N'est-ce pas une question d'éducation sexuelle, tout simplement ? Et aussi, de manière plus générale, d'éducation aux médias, quels qu'ils soient ? J'ai regardé des films de cul bien avant d'être majeur (comme la très grande majorité de mes amis d'école secondaire) mais jamais il ne m'est venu à l'esprit ni à l'esprit desdits amis, pour autant que je sache que ces films traduisaient la réalité de la relation sexuelle ; jamais je ne me suis dit qu'ils étaient autre chose que ce qu'ils étaient, à savoir la représentation crue d'actes sexuels joués par des acteurs, à des fins d'excitation... Et force est de constater que ça marchait/marche plutôt bien. J'ai sans doute pensé, lors des premiers visionnages, mi-émerveillé, mi-estomaqué : "OK, c'est comme ça qu'une pénétration se passe réellement", mais jamais : "Il faut que je me comporte comme ces acteurs durant un acte sexuel". Qui pense cela, franchement ?
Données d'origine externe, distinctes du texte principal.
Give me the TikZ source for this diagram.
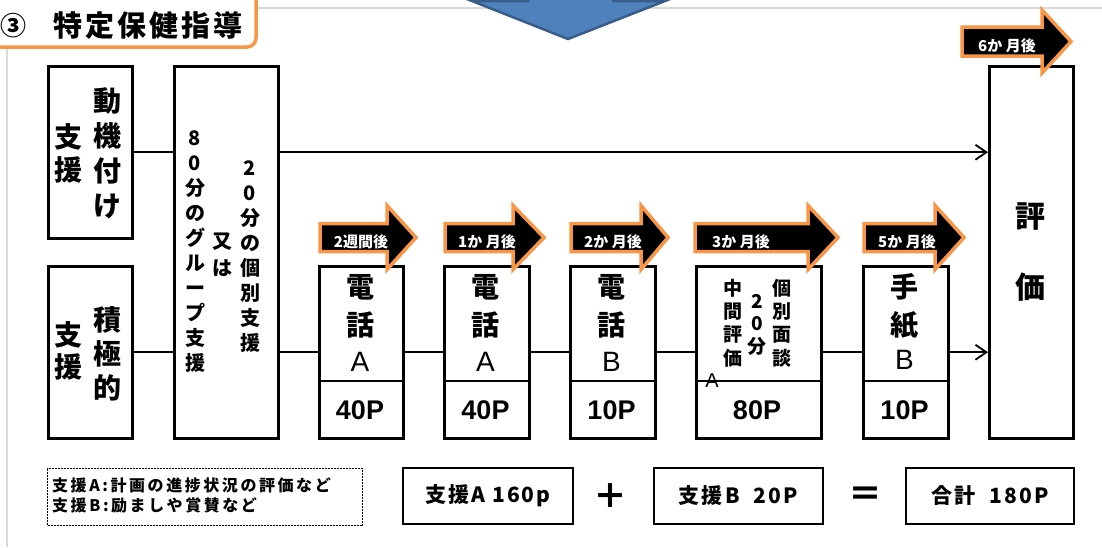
\documentclass[tikz,border=0pt]{standalone}
\usepackage{fontspec}
\setmainfont{Liberation Sans}
\newfontfamily\jp{Noto Sans CJK JP}
\newfontfamily\jpls{Noto Sans CJK JP}[LetterSpace=16]
\newfontfamily\jplt{Noto Sans CJK JP}[LetterSpace=10]
\newfontfamily\jpti{Noto Sans CJK JP}[LetterSpace=10]
\newfontfamily\lat{Liberation Sans}
\usetikzlibrary{arrows.meta,shadows}
\definecolor{orng}{HTML}{F79646}
\definecolor{blu}{HTML}{4F81BD}
\definecolor{dblu}{HTML}{385D8A}
\definecolor{grd}{HTML}{D9D9D9}
\newcommand\fs[2]{\fontsize{#1}{#2}\selectfont}
\newcommand\bx[5]{\node[box,minimum width=#4,minimum height=#5] (#1) at (#2,#3) {};}
\newcommand\oarr[9]{%
  \draw[oarrow] (#1,#4-#5) -- (#2,#4-#5) -- (#2,#4-#6) -- (#3,#4) -- (#2,#4+#6) -- (#2,#4+#5) -- (#1,#4+#5) -- cycle;
  \node[olbl] (#7) at (#9,#4+4) {#8};}
\begin{document}
\begin{tikzpicture}[x=1pt,y=-1pt,
  box/.style={draw,line width=2.5pt,fill=white,inner sep=0pt,anchor=north west},
  sbox/.style={draw,line width=1.8pt,fill=white,inner sep=0pt,anchor=north west,
     drop shadow={shadow xshift=1.2pt,shadow yshift=-1.2pt,fill=black,opacity=1}},
  dbox/.style={draw,line width=1.4pt,inner sep=0pt,anchor=north west,dash pattern=on 2pt off 1pt},
  conn/.style={line width=1.8pt},
  tip/.style={-{Straight Barb[length=11pt,width=15pt,line width=1.8pt]}},
  oarrow/.style={draw=orng,line width=3.5pt,fill=black,line join=miter},
  olbl/.style={text=white,inner sep=0pt,font=\jp\bfseries\fs{15}{15}},
  vt/.style={align=center,inner sep=0pt},
  txt/.style={inner sep=0pt}]
\useasboundingbox (0,0) rectangle (1102,547);
\clip (0,0) rectangle (1102,547);
% grid lines
\draw[grd,line width=1.5pt] (258,8) -- (1102,8);
\draw[grd,line width=1.5pt] (7,47) -- (7,547);
% blue arrow
\draw[dblu,line width=2.5pt,fill=blu,line join=miter] (528,-20) -- (528,1) -- (472,1) -- (568,39) -- (665,1) -- (613,1) -- (613,-20) -- cycle;
% title
\draw[orng,line width=3.5pt,fill=white,rounded corners=9pt] (-20,-20) rectangle (256,47);
\node[txt,font=\jp\bfseries\fs{26}{26}] (circ) at (13,26) {③};
\node[txt,font=\jpti\bfseries\fs{29}{29}] (title) at (148,26) {特定保健指導};
% boxes
\bx{m1}{47}{65}{84}{172}
\bx{m2}{47}{265}{84}{172}
\bx{tall}{173}{65}{104}{372}
\bx{b1}{318}{265}{84}{172}
\bx{b2}{443}{265}{85}{172}
\bx{b3}{569}{265}{85}{172}
\bx{b4}{695}{265}{125}{172}
\bx{b5}{862}{265}{85}{172}
\bx{ev}{988}{65}{84}{372}
\coordinate (divy) at (0,381);
\foreach \b in {b1,b2,b3,b4,b5}
  \draw[line width=2.5pt] (\b.west |- divy) -- (\b.east |- divy);
% connectors
\draw[conn] (m1.east) -- (m1.east -| tall.west);
\draw[conn,tip] (m1.east -| tall.east) -- (m1.east -| ev.west);
\draw[conn] (m2.east) -- (m2.east -| tall.west);
\draw[conn] (m2.east -| tall.east) -- (b1.west);
\draw[conn] (b1.east) -- (b2.west);
\draw[conn] (b2.east) -- (b3.west);
\draw[conn] (b3.east) -- (b4.west);
\draw[conn] (b4.east) -- (b5.west);
\draw[conn,tip] (b5.east) -- (b5.east -| ev.west);
% orange arrows
\oarr{320}{387}{416}{237.5}{14}{32}{l1}{2週間後}{361}
\oarr{445}{513}{544}{237.5}{14}{32}{l2}{1か 月後}{487}
\oarr{571}{641}{668}{237.5}{14}{32}{l3}{2か 月後}{613}
\oarr{695}{808}{838}{237.5}{14}{32}{l4}{3か 月後}{741}
\oarr{864}{935}{964}{237.5}{14}{32}{l5}{5か 月後}{907}
\oarr{962}{1042}{1071}{41.5}{14.5}{31.5}{l6}{6か 月後}{1007}
% texts in left boxes
\node[vt,font=\jp\bfseries\fs{28}{35}] (tm1a) at (107,153.5) {動\\機\\付\\け};
\node[vt,font=\jp\bfseries\fs{28}{33}] (tm1b) at (68,153.5) {支\\援};
\node[vt,font=\jp\bfseries\fs{28}{34}] (tm2a) at (107,354) {積\\極\\的};
\node[vt,font=\jp\bfseries\fs{28}{32}] (tm2b) at (68,351) {支\\援};
% tall box
\node[vt,font=\jp\bfseries\fs{20}{25}] (tt1) at (195,251.5) {8\\0\\分\\の\\グ\\ル\\ー\\プ\\支\\援};
\node[vt,font=\jp\bfseries\fs{20}{27}] (tt2) at (222,254.5) {又\\は};
\node[vt,font=\jp\bfseries\fs{20}{25}] (tt3) at (250,256.5) {2\\0\\分\\の\\個\\別\\支\\援};
% step boxes
\node[vt,font=\jp\bfseries\fs{28}{38}] (tb1) at (360,306) {電\\話};
\node[txt,font=\lat\fs{28}{28}] (tb1a) at (360,362) {A};
\node[txt,font=\lat\bfseries\fs{27}{27}] (pb1) at (360,410) {40P};
\node[vt,font=\jp\bfseries\fs{28}{38}] (tb2) at (485.5,306) {電\\話};
\node[txt,font=\lat\fs{28}{28}] (tb2a) at (485.5,362) {A};
\node[txt,font=\lat\bfseries\fs{27}{27}] (pb2) at (485.5,410) {40P};
\node[vt,font=\jp\bfseries\fs{28}{38}] (tb3) at (611.5,306) {電\\話};
\node[txt,font=\lat\fs{28}{28}] (tb3a) at (611.5,362) {B};
\node[txt,font=\lat\bfseries\fs{27}{27}] (pb3) at (611.5,410) {10P};
\node[vt,font=\jp\bfseries\fs{19}{23.3}] (tb4a) at (733,323) {中\\間\\評\\価};
\node[vt,font=\jp\bfseries\fs{19}{22.5}] (tb4b) at (757,324.5) {2\\0\\分};
\node[vt,font=\jp\bfseries\fs{19}{23.3}] (tb4c) at (782,323) {個\\別\\面\\談};
\node[txt,font=\lat\fs{20}{20}] (tb4d) at (712,381) {A};
\node[txt,font=\lat\bfseries\fs{27}{27}] (pb4) at (757,410) {80P};
\node[vt,font=\jp\bfseries\fs{28}{38}] (tb5) at (904.5,306) {手\\紙};
\node[txt,font=\lat\fs{28}{28}] (tb5a) at (904.5,360) {B};
\node[txt,font=\lat\bfseries\fs{27}{27}] (pb5) at (904.5,410) {10P};
\node[vt,font=\jp\bfseries\fs{30}{71}] (tev) at (1030,252.5) {評\\価};
% bottom row
\node[dbox,minimum width=315,minimum height=57] (note) at (47,468) {};
\node[txt,anchor=west,font=\jpls\bfseries\fs{16}{16}] (n1) at (52,485) {支援A:計画の進捗状況の評価など};
\node[txt,anchor=west,font=\jpls\bfseries\fs{16}{16}] (n2) at (52,505) {支援B:励ましや賞賛など};
\node[sbox,minimum width=170,minimum height=56] (sa) at (402,467) {};
\node[txt,font=\jplt\bfseries\fs{21}{21}] (sat) at (sa.center) {支援A 160p};
\node[txt,font=\jp\bfseries\fs{34}{34}] (plus) at (610,496) {＋};
\node[sbox,minimum width=169,minimum height=56] (sb) at (653,467) {};
\node[txt,font=\jplt\bfseries\fs{21}{21}] (sbt) at (sb.center) {支援B\hspace{14pt}20P};
\node[txt,font=\jp\bfseries\fs{34}{34}] (eq) at (865,497) {＝};
\node[sbox,minimum width=168,minimum height=56] (sc) at (905,467) {};
\node[txt,font=\jplt\bfseries\fs{21}{21}] (sct) at (sc.center) {合計\hspace{14pt}180P};
\end{tikzpicture}
\end{document}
Ne peut-on rapprocher ces questions de celles concernant l'influence des jeux vidéo sur les gamins ? Dans ma jeunesse, j'ai "tué" des milliers d'humains en jouant à des FPS (abréviation de "First-person shooter" et non de "Femmes prévoyantes socialistes"), j'ai "mitraillé" — simple exemple —  des civils sans défense dans Command & Conquer quand je prenais le contrôle des troupes de la Confrérie du Nod, etc. Est-ce pour cela que je suis incapable d'avoir une éthique, que je suis un psychopathe, que je ne puis différencier le monde virtuel du monde réel ?

(Note pour plus tard : écrire un article sur la pornographie. Mais, mais, mais je dois encore écrire celui sur les liens entre philosophie et science-fiction... J'empile des textes dans ma liste estampillée "À faire" sans être certain de pouvoir les développer un jour.)